You see – there are 26 million people in Iraq whose freedom we are fighting for, against terrorists and insurgents that want a return to power and oppression, or worse, a state of fundamentalist tyranny. Some of these we fight are international terrorists that hate the fact that in our way of life we can choose who will govern us, the method in which we worship, and the myriad other freedoms we have. We are fighting so that these fanatical terrorists do not enter the sacred ground of our country and we have to fight them in our own backyard. We fight for 296 million US citizens in America. We fight for the man on your left and right so that he can return home to his family and loved ones --we fight for each other. LT Aaron Sessan, SPC Tyler Creamean and SGT Ben Morton fought for all of us. Never was so much owed by so many to so few.
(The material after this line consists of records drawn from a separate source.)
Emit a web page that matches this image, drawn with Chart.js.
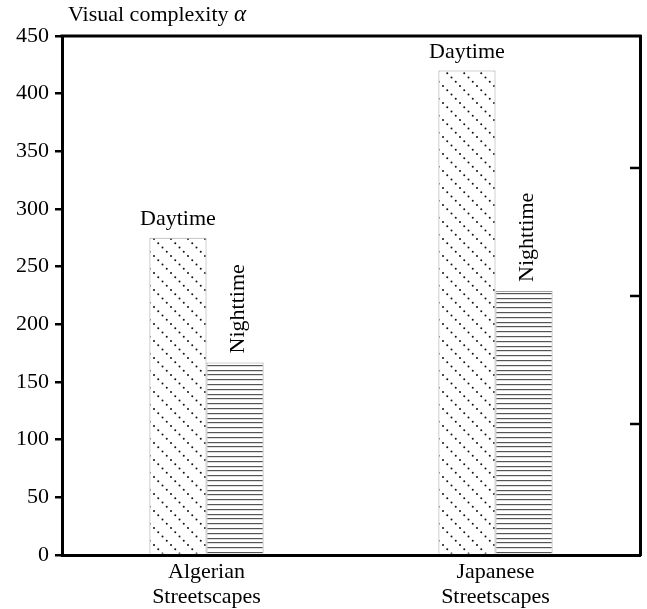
<!DOCTYPE html>
<html>
<head>
<meta charset="utf-8">
<script src="https://cdn.jsdelivr.net/npm/chart.js@4.4.0/dist/chart.umd.min.js"></script>
<style>
  html, body { margin: 0; padding: 0; background: #ffffff; }
  #wrap { width: 647px; height: 609px; position: relative; }
</style>
</head>
<body>
<div id="wrap"><canvas id="c" width="647" height="609"></canvas></div>
<script>
// ---- data ----
const categories = [["Algerian", "Streetscapes"], ["Japanese", "Streetscapes"]];
const seriesNames = ["Daytime", "Nighttime"];
const daytimeValues = [275, 420];
const nighttimeValues = [167, 229];
const yTickMin = 0;
const yTickMax = 450;
const yTickStep = 50;
const rightTickValues = [1, 2, 3];
const axisTitle = "Visual complexity ";
const axisTitleSymbol = "α";

const FONT = "'Liberation Serif', 'Times New Roman', serif";

function makeDotPattern() {
  const s = 17;
  const c = document.createElement('canvas');
  c.width = s; c.height = s;
  const g = c.getContext('2d');
  g.fillStyle = '#ffffff';
  g.fillRect(0, 0, s, s);
  g.fillStyle = '#111111';
  for (let i = 0; i < 4; i++) {
    const p = i * s / 4;
    g.beginPath();
    g.arc(p + 1, p + 1, 1.0, 0, Math.PI * 2);
    g.fill();
  }
  return g.createPattern(c, 'repeat');
}

function makeLinePattern() {
  const c = document.createElement('canvas');
  c.width = 8; c.height = 24;
  const g = c.getContext('2d');
  g.fillStyle = '#ffffff';
  g.fillRect(0, 0, 8, 24);
  g.fillStyle = '#555555';
  [0, 5, 10, 14, 19].forEach(y => g.fillRect(0, y, 8, 1.2));
  return g.createPattern(c, 'repeat');
}

const decorPlugin = {
  id: 'decor',
  afterDraw(chart) {
    const ctx = chart.ctx;
    const a = chart.chartArea;
    ctx.save();
    // top frame line
    ctx.strokeStyle = '#000';
    ctx.lineWidth = 3;
    ctx.beginPath();
    ctx.moveTo(a.left - 1.5, a.top);
    ctx.lineTo(a.right + 1.5, a.top);
    ctx.stroke();
    // inward ticks on the right axis
    const y2 = chart.scales.y2;
    ctx.lineWidth = 2.5;
    y2.ticks.forEach(t => {
      const py = y2.getPixelForValue(t.value);
      ctx.beginPath();
      ctx.moveTo(a.right, py);
      ctx.lineTo(a.right - 10, py);
      ctx.stroke();
    });
    // axis title
    ctx.fillStyle = '#000';
    ctx.textBaseline = 'alphabetic';
    ctx.textAlign = 'left';
    ctx.font = "22px " + FONT;
    const tx = 68, ty = 21;
    ctx.fillText(axisTitle, tx, ty);
    const w = ctx.measureText(axisTitle).width;
    ctx.font = "italic 23px " + FONT;
    ctx.fillText(axisTitleSymbol, tx + w, ty);
    // bar labels
    ctx.font = "22px " + FONT;
    const m0 = chart.getDatasetMeta(0);
    m0.data.forEach(bar => {
      ctx.textAlign = 'center';
      ctx.textBaseline = 'alphabetic';
      ctx.fillText(seriesNames[0], bar.x, bar.y - 13);
    });
    const m1 = chart.getDatasetMeta(1);
    m1.data.forEach(bar => {
      ctx.save();
      ctx.translate(bar.x + 3, bar.y - 9);
      ctx.rotate(-Math.PI / 2);
      ctx.textAlign = 'left';
      ctx.textBaseline = 'middle';
      ctx.fillText(seriesNames[1], 0, 0);
      ctx.restore();
    });
    ctx.restore();
  }
};

const ctx = document.getElementById('c').getContext('2d');
new Chart(ctx, {
  type: 'bar',
  data: {
    labels: categories,
    datasets: [
      {
        label: seriesNames[0],
        data: daytimeValues,
        backgroundColor: makeDotPattern(),
        borderColor: '#a0a0a0',
        borderWidth: 1,
        categoryPercentage: 0.395,
        barPercentage: 1.0,
        yAxisID: 'y'
      },
      {
        label: seriesNames[1],
        data: nighttimeValues,
        backgroundColor: makeLinePattern(),
        borderColor: '#a0a0a0',
        borderWidth: 1,
        categoryPercentage: 0.395,
        barPercentage: 1.0,
        yAxisID: 'y'
      }
    ]
  },
  options: {
    responsive: false,
    animation: false,
    devicePixelRatio: 1,
    layout: { padding: { top: 36, left: 0, right: 0, bottom: 0 } },
    plugins: {
      legend: { display: false },
      tooltip: { enabled: false },
      title: { display: false }
    },
    scales: {
      x: {
        type: 'category',
        offset: true,
        grid: { display: false, drawTicks: false },
        border: { display: true, color: '#000', width: 3 },
        ticks: {
          color: '#000',
          font: { family: FONT, size: 22, lineHeight: 1.12 },
          padding: 5,
          maxRotation: 0,
          autoSkip: false
        },
        afterFit(scale) { scale.height = 54; }
      },
      y: {
        position: 'left',
        min: yTickMin,
        max: yTickMax,
        ticks: {
          stepSize: yTickStep,
          color: '#000',
          font: { family: FONT, size: 22 },
          padding: 6
        },
        grid: {
          drawOnChartArea: false,
          drawTicks: true,
          tickLength: 7,
          color: '#000',
          lineWidth: 2.5
        },
        border: { display: true, color: '#000', width: 3 },
        afterFit(scale) { scale.width = 62; }
      },
      y2: {
        position: 'right',
        min: -0.0234,
        max: 4.031,
        afterBuildTicks(scale) {
          scale.ticks = rightTickValues.map(v => ({ value: v }));
        },
        ticks: { display: false },
        grid: { drawOnChartArea: false, drawTicks: false, display: false },
        border: { display: true, color: '#000', width: 3 },
        afterFit(scale) { scale.width = 7; }
      }
    }
  },
  plugins: [decorPlugin]
});
</script>
</body>
</html>
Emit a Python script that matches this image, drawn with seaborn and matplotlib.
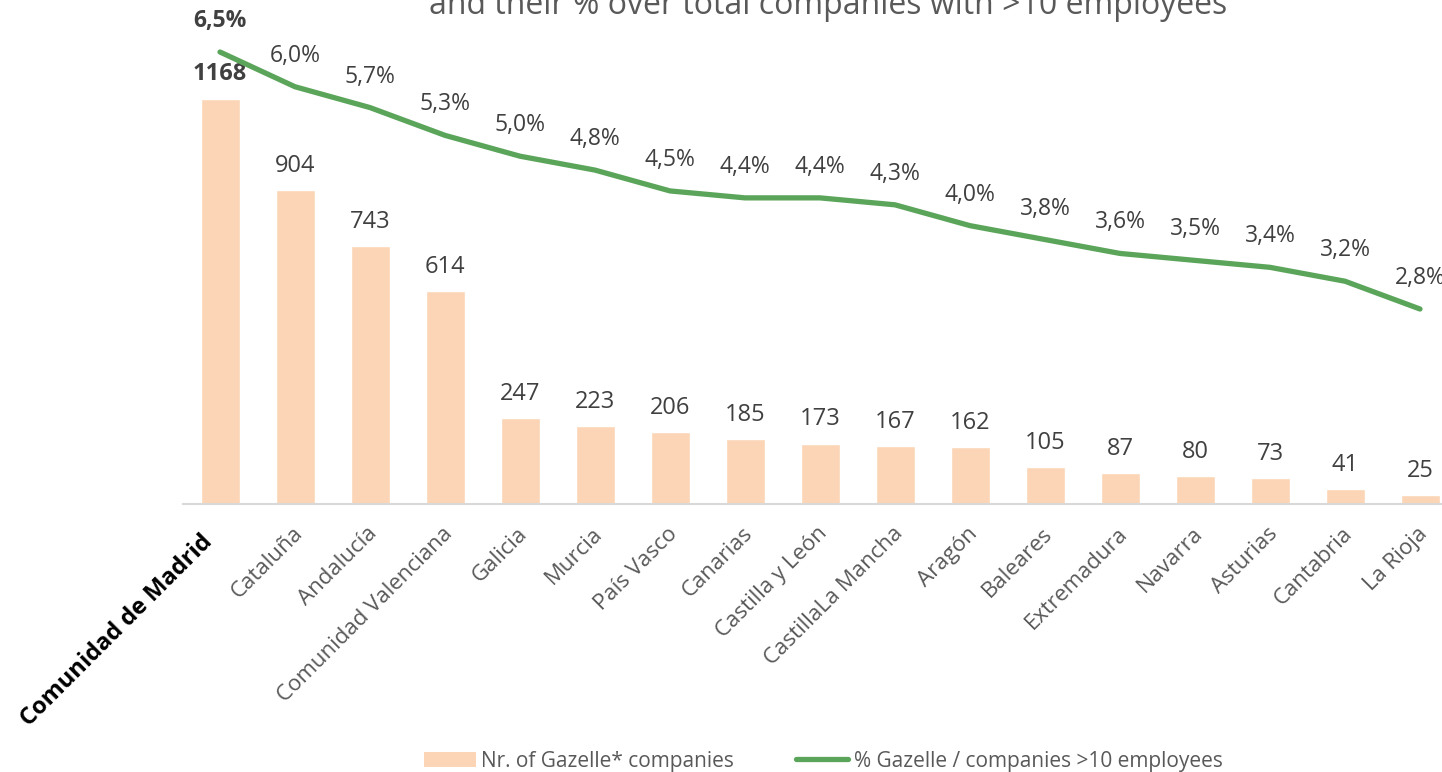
import numpy as np
import pandas as pd
import matplotlib
matplotlib.use('Agg')
import matplotlib.pyplot as plt
import matplotlib.transforms as mtransforms
import seaborn as sns
from matplotlib.lines import Line2D
from matplotlib.patches import Patch

# Data
regions = ['Comunidad de Madrid', 'Cataluña', 'Andalucía', 'Comunidad Valenciana',
           'Galicia', 'Murcia', 'País Vasco', 'Canarias', 'Castilla y León',
           'CastillaLa Mancha', 'Aragón', 'Baleares', 'Extremadura', 'Navarra',
           'Asturias', 'Cantabria', 'La Rioja']
gazelle_companies = [1168, 904, 743, 614, 247, 223, 206, 185, 173, 167, 162, 105, 87, 80, 73, 41, 25]
gazelle_pct = [6.5, 6.0, 5.7, 5.3, 5.0, 4.8, 4.5, 4.4, 4.4, 4.3, 4.0, 3.8, 3.6, 3.5, 3.4, 3.2, 2.8]

bar_color = '#FBD5B5'
line_color = '#5BA55B'
text_gray = '#404040'
tick_gray = '#595959'

df = pd.DataFrame({'region': regions, 'companies': gazelle_companies, 'pct': gazelle_pct})
df['pos'] = np.arange(len(df))

sns.set_style('white')
plt.rcParams['font.family'] = ['Open Sans', 'DejaVu Sans']

W, H = 1442, 772
fig = plt.figure(figsize=(W / 100, H / 100), dpi=100)
# axes extend slightly past the right edge, as in the original
left, right, base = 182.5, 1457.5, 503.5
ax = fig.add_axes([left / W, 1 - base / H, (right - left) / W, base / H])

sns.barplot(data=df, x='region', y='companies', color=bar_color, width=0.52,
            saturation=1, ax=ax)
ax.set_xlim(-0.5, len(df) - 0.5)
ax.set_ylim(0, base / 0.3467)

ax2 = ax.twinx()
sns.lineplot(data=df, x='pos', y='pct', color=line_color, linewidth=3.8,
             solid_capstyle='round', ax=ax2)
ax2.set_ylim(0, base / 69.46)
ax2.set_xlim(-0.5, len(df) - 0.5)

for a in (ax, ax2):
    a.set_ylabel('')
    a.set_xlabel('')
    a.set_yticks([])
    for s in ['top', 'left', 'right']:
        a.spines[s].set_visible(False)
ax2.spines['bottom'].set_visible(False)
ax.spines['bottom'].set_color('#D9D9D9')
ax.spines['bottom'].set_linewidth(1.5)

# bar labels
for i, v in enumerate(df['companies']):
    ax.annotate(str(v), (i, v), xytext=(0, 13), textcoords='offset points',
                ha='center', va='baseline', fontsize=17, color=text_gray,
                fontweight='bold' if i == 0 else 'normal')

# percent labels
for i, v in enumerate(df['pct']):
    ax2.annotate(f'{v:.1f}%'.replace('.', ','), (i, v), xytext=(0, 18),
                 textcoords='offset points', ha='center', va='baseline',
                 fontsize=16.5, color=text_gray,
                 fontweight='bold' if i == 0 else 'normal', annotation_clip=False)

# x tick labels
ax.set_xticks(df['pos'])
ax.set_xticklabels(df['region'], rotation=45, ha='right', rotation_mode='anchor',
                   fontsize=16, color=tick_gray)
ax.tick_params(axis='x', length=0, pad=14)
labels = ax.get_xticklabels()
for k, lab in enumerate(labels):
    if k == 0:
        lab.set_fontweight('bold')
        lab.set_color('black')
        lab.set_fontsize(17)
        dx, dy = -20, -7
    else:
        dx, dy = -3, 0
    lab.set_transform(lab.get_transform() +
                      mtransforms.ScaledTranslation(dx / 100, dy / 100, fig.dpi_scale_trans))

# title (cut off at the top in the original)
fig.text(828 / W, 1 - 14 / H, 'and their % over total companies with >10 employees',
         ha='center', va='baseline', fontsize=23, color=tick_gray)

handles = [Patch(facecolor=bar_color, edgecolor='none'),
           Line2D([0], [0], color=line_color, linewidth=3.8, solid_capstyle='round')]
fig.legend(handles, ['Nr. of Gazelle* companies', '% Gazelle / companies >10 employees'],
           loc='center', bbox_to_anchor=(823 / W, 1 - 761 / H), ncol=2, frameon=False,
           fontsize=15, labelcolor=tick_gray, handlelength=2.5, handleheight=0.7,
           columnspacing=3.0, handletextpad=0.25)

fig.savefig('out.png', dpi=100)
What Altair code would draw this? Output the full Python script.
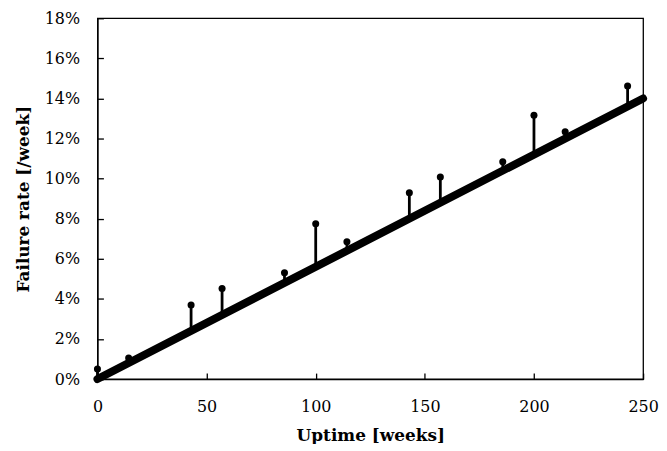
import altair as alt
import pandas as pd

# Trend line (thick)
trend_weeks = [0, 250]
trend_rate = [0.0, 14.0]

# Observed events (dots + spikes)
event_weeks = [0, 14.3, 42.9, 57.1, 85.7, 100, 114.3, 142.9, 157.1, 185.7, 200, 214.3, 242.9]
event_rate = [0.5, 1.05, 3.69, 4.52, 5.3, 7.75, 6.85, 9.3, 10.08, 10.84, 13.16, 12.34, 14.62]
event_base = [0.1, 0.8, 2.4, 3.2, 4.8, 5.6, 6.4, 8.0, 8.8, 10.4, 11.2, 12.0, 13.6]

x_ticks = [0, 50, 100, 150, 200, 250]
y_ticks = [0, 2, 4, 6, 8, 10, 12, 14, 16, 18]

FONT = "DejaVu Serif"

trend = pd.DataFrame({"week": trend_weeks, "rate": trend_rate})
events = pd.DataFrame({"week": event_weeks, "rate": event_rate, "base": event_base})

xs = alt.Scale(domain=[0, 250], nice=False)
ys = alt.Scale(domain=[0, 18], nice=False)

main = alt.Chart(trend).mark_line(color="black", strokeWidth=8, strokeCap="round").encode(
    x=alt.X("week:Q", scale=xs, axis=alt.Axis(
        orient="bottom", values=x_ticks, ticks=False, grid=False, domain=True,
        domainColor="black", domainWidth=1.3, labelFont=FONT, labelFontSize=16,
        labelColor="black", labelPadding=20, title="Uptime [weeks]", titleFont=FONT,
        titleFontSize=17, titleFontWeight="bold", titleColor="black", titlePadding=13,
        labelFlush=False)),
    y=alt.Y("rate:Q", scale=ys, axis=alt.Axis(
        orient="left", values=y_ticks, ticks=False, grid=False, domain=True,
        domainColor="black", domainWidth=1.3, labelFont=FONT, labelFontSize=16,
        labelColor="black", labelPadding=18, labelExpr="datum.value + '%'",
        title="Failure rate [/week]", titleFont=FONT, titleFontSize=17,
        titleFontWeight="bold", titleColor="black", titlePadding=12, labelFlush=False)),
)

spikes = alt.Chart(events).mark_rule(color="black", strokeWidth=2.8).encode(
    x=alt.X("week:Q", scale=xs, axis=None),
    y=alt.Y("base:Q", scale=ys, axis=None),
    y2="rate:Q",
)

dots = alt.Chart(events).mark_point(filled=True, color="black", opacity=1, size=50).encode(
    x=alt.X("week:Q", scale=xs, axis=None),
    y=alt.Y("rate:Q", scale=ys, axis=None),
)

ticks = alt.Chart(trend).mark_point(opacity=0).encode(
    x=alt.X("week:Q", scale=xs, axis=alt.Axis(
        orient="bottom", values=x_ticks, offset=-6, tickSize=6, ticks=True, tickColor="black",
        tickWidth=1.3, domain=False, labels=False, grid=False, title=None)),
    y=alt.Y("rate:Q", scale=ys, axis=alt.Axis(
        orient="left", values=y_ticks, offset=-6, tickSize=6, ticks=True, tickColor="black",
        tickWidth=1.3, domain=False, labels=False, grid=False, title=None)),
)

chart = alt.layer(main, spikes, dots, ticks).resolve_axis(
    x="independent", y="independent"
).properties(
    width=549, height=363,
    autosize=alt.AutoSizeParams(type="none"),
    padding={"left": 90, "top": 9, "right": 16, "bottom": 64},
    background="white",
).configure_view(stroke="black", strokeWidth=1.3)

chart.save("out.html", embed_options={"renderer": "svg", "actions": False})
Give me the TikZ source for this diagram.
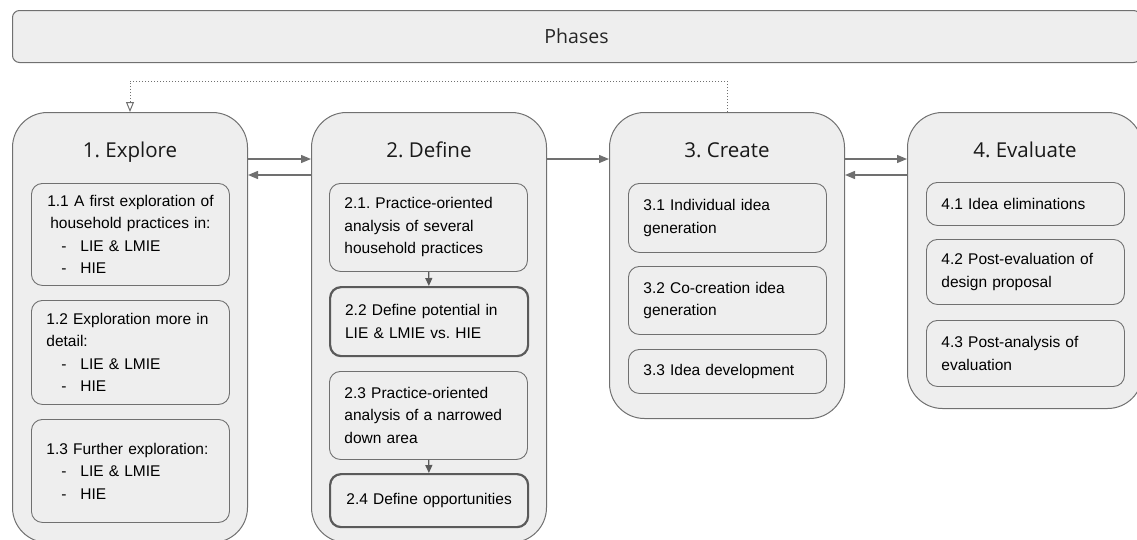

These three warriors joined the rest of the Deuce Four Advance Party. CPT Bill Jacobsen is in charge of the formation while 1SG Bordelon called out the names to make sure all are present. SPC Tommy Doerflinger, CPT Bill Jacobsen, SGT Robert Johnson, CPL Jonathan Castro, SPC Lionel Ayro, PFC Oscar Sanchez, SGT Nathanial Swindell, SGT Adam Plumondore, SPC Clint Gertson, SGT Anthony Davis. 1SG Mike Bordelon, SPC Tyler Creamean, 1LT Aaron Sessan, and SGT Ben “Rat” Morton. These 14 warriors now stand high above us overwatching us, providing guidance and direction in the most difficult times. Never was so much owed by so many to so few.
On this day, we ask almighty God to grant us patience and steadfast resolve in all that is to come. We ask the Master Physician to reach down and use his healing hand to heal our wounded brothers. May God Bless Deuce Four, 1st Brigade, and may God Bless America.